Shulin Zhao writes on the utopian spirit
of new media, and on art in the cinema;
he asks "Who would happily refuse?" There
are reports on the New Media Center www.kuda.org
in Serbia, and on the Trinity Session
in Johannesburg, South Africa. Marcos
Neusteter of Johannesburg discusses several
African artists, recolonized black art,
and mobile subjects. Kien Nghi Ha finds
and celebrates "hybrid capitalism" in
the multiethnic international pop music
and culture that bounces around the world.

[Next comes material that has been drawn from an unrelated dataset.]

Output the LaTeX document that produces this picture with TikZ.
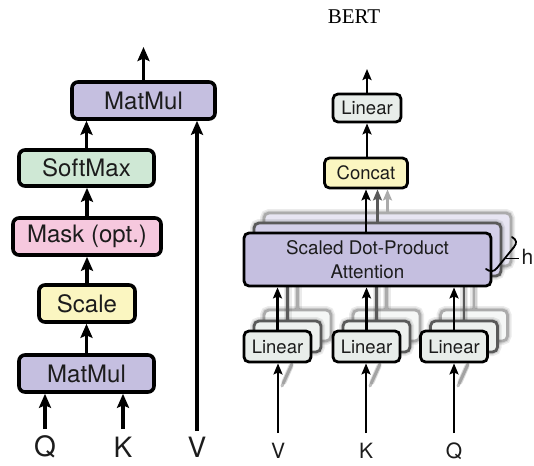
\documentclass[tikz,border=0pt]{standalone}
\usepackage{fontspec}
\setmainfont{TeX Gyre Heros}
\newfontfamily\serifface{Liberation Serif}
\usetikzlibrary{arrows.meta}

\definecolor{ink}{HTML}{1C1C1C}
\definecolor{matmulfill}{HTML}{C5BFE0}
\definecolor{softmaxfill}{HTML}{CFE8D5}
\definecolor{maskfill}{HTML}{F6C8DE}
\definecolor{scalefill}{HTML}{FBF6C1}
\definecolor{linearfill}{HTML}{E8EDEA}
\definecolor{midedge}{HTML}{5A5A5A}
\definecolor{backedge}{HTML}{ABABAB}
\definecolor{attmid}{HTML}{D3CFE9}
\definecolor{attback}{HTML}{E7E5F2}
\definecolor{linmid}{HTML}{EEF1EF}
\definecolor{linback}{HTML}{F5F7F6}

\tikzset{
  lbox/.style={draw=black, line width=3.6pt, rounded corners=6pt, inner sep=0pt,
    text=ink, font=\fontsize{24}{26}\selectfont},
  rbox/.style={draw=black, line width=2.8pt, rounded corners=5pt, inner sep=0pt,
    text=ink, font=\fontsize{18.5}{22}\selectfont},
  larr/.style={line width=3.6pt, -{Stealth[length=14pt,width=12pt,inset=2.5pt]}},
  rarr/.style={line width=2.6pt, -{Stealth[length=11pt,width=9pt,inset=2pt]}},
  haze/.style={preaction={draw=black, draw opacity=0.08, line width=8pt},
               preaction={draw=black, draw opacity=0.10, line width=5pt}},
  midlayer/.style={rbox, draw=midedge, haze},
  backlayer/.style={rbox, draw=backedge, haze},
  inlabel/.style={text=ink, inner sep=0pt},
}

\begin{document}
\begin{tikzpicture}[x=1pt, y=-1pt]
\useasboundingbox (0,0) rectangle (534,465);
\clip (0,0) rectangle (534,465);

% title
\node[text=black, font=\serifface\fontsize{21}{23}\selectfont] (title) at (354,17) {BERT};

% ---------------- scaled dot-product attention ----------------
\node[lbox, fill=matmulfill, minimum width=143pt, minimum height=37pt] (mm2) at (143.5,100.5) {MatMul};
\node[lbox, fill=softmaxfill, minimum width=135pt, minimum height=36pt] (softmax) at (86.5,168) {SoftMax};
\node[lbox, fill=maskfill, minimum width=148pt, minimum height=37pt] (mask) at (87,236.5) {Mask (opt.)};
\node[lbox, fill=scalefill, minimum width=96pt, minimum height=37pt] (scale) at (87,303.5) {Scale};
\node[lbox, fill=matmulfill, minimum width=135pt, minimum height=37pt] (mm1) at (86.5,373.5) {MatMul};

\coordinate (out1) at (143.5,47);
\draw[larr] (mm2.north) -- (out1);
\draw[larr] (softmax.north) -- (softmax.north |- mm2.south);
\draw[larr] (mask.north) -- (mask.north |- softmax.south);
\draw[larr] (scale.north) -- (scale.north |- mask.south);
\draw[larr] (mm1.north) -- (mm1.north |- scale.south);

\node[inlabel, font=\fontsize{28}{30}\selectfont] (lq) at (45,447) {Q};
\node[inlabel, font=\fontsize{28}{30}\selectfont] (lk) at (123,447) {K};
\node[inlabel, font=\fontsize{28}{30}\selectfont] (lv) at (197,447) {V};
\coordinate (qin) at (45,429);
\coordinate (kin) at (123,429);
\coordinate (vin) at (197,431);
\draw[larr] (qin) -- (qin |- mm1.south);
\draw[larr] (kin) -- (kin |- mm1.south);
\draw[larr] (vin) -- (vin |- mm2.south);

% ---------------- multi-head attention ----------------
% stacked heads behind the front layer
\node[backlayer, fill=attback, minimum width=247pt, minimum height=53pt] (att3) at (387.5,239.5) {};
\node[midlayer, fill=attmid, minimum width=247pt, minimum height=53pt] (att2) at (377.5,249.5) {};

\foreach \n/\x in {V/277.5, K/366.5, Q/454} {
  \node[backlayer, fill=linback, minimum width=67pt, minimum height=31pt] (lin\n3) at (\x+20,325.5) {};
  \node[midlayer, fill=linmid, minimum width=67pt, minimum height=31pt] (lin\n2) at (\x+10,336.5) {};
}
\foreach \n in {V,K,Q} {
  \draw[backedge, line width=2.6pt, haze] (lin\n3.north) -- (lin\n3.north |- att3.south);
  \draw[midedge, line width=2.6pt, haze] (lin\n2.north) -- (lin\n2.north |- att2.south);
}

% front layer
\node[rbox, fill=matmulfill, minimum width=247pt, minimum height=53pt, align=center,
      font=\fontsize{18.8}{24}\selectfont] (att) at (367.5,259.5) {Scaled Dot-Product\\Attention};
\node[rbox, fill=linearfill, minimum width=67pt, minimum height=31pt] (linV) at (277.5,346.5) {Linear};
\node[rbox, fill=linearfill, minimum width=67pt, minimum height=31pt] (linK) at (366.5,346.5) {Linear};
\node[rbox, fill=linearfill, minimum width=67pt, minimum height=31pt] (linQ) at (454,346.5) {Linear};

\node[rbox, fill=scalefill, minimum width=83pt, minimum height=30pt] (concat) at (366,173) {Concat};
\node[rbox, fill=linearfill, minimum width=68pt, minimum height=28pt] (linout) at (367,108) {Linear};

% head outputs into Concat
\draw[rarr, draw=backedge] (att3.north) -- (att3.north |- concat.south);
\draw[rarr, draw=midedge] (att2.north) -- (att2.north |- concat.south);
\draw[rarr] (att.north -| concat.south) -- (concat.south);
\draw[rarr] (concat.north) -- (concat.north -| linout.south) -- (linout.south);
\coordinate (out2) at (367,69);
\draw[rarr] (linout.north) -- (out2);

% projections into the attention block
\foreach \n in {V,K,Q} {
  \draw[rarr] (lin\n.north) -- (lin\n.north |- att.south);
}

% inputs with faint copies feeding the hidden heads
\foreach \n/\x/\t in {V/278/V, K/366/K, Q/454/Q} {
  \coordinate (in\n) at (\x,433);
  \draw[black, draw opacity=0.25, line width=3pt, line cap=round] (\x+4,386) -- (\x+14,364);
  \draw[black, draw opacity=0.15, line width=5pt, line cap=round] (\x+6,382) -- (\x+13,366);
  \draw[rarr] (in\n) -- (in\n |- lin\n.south);
  \node[inlabel, font=\fontsize{21}{23}\selectfont] (r\t) at (\x,451) {\t};
}

% h heads bracket
\draw[black, line width=1.8pt, line cap=round]
  (512,237) .. controls (517,240) and (517,243) .. (514,247)
  -- (497,268) .. controls (494,272) and (490,272) .. (486,269);
\draw[black, line width=1pt] (506,258) -- (519,258);
\node[inlabel, anchor=east, font=\fontsize{21}{23}\selectfont] (hlabel) at (533.5,257) {h};
\end{tikzpicture}
\end{document}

But isn't everybody, every place, multiethnic
in its tastes in 2007? A month ago this
reviewer was sitting in a taxi in Dakar,
Senegal, as the driver spun his Bob Marley
reggae tapes.
The accompanying DVD contains projects,
photographs, collages, texts, documentation
of collaborations and installations. Savants
discuss hyperpolitics, South American
artists, software interfaces and plug-in
metaphors. José Carlos Maríategui
muses on the meaning of the Tester project,
a testing grounds for electronic art in
the spheres of globalization and underdevelopment,
and as a developmental laboratory for
critical theory and contemporary education.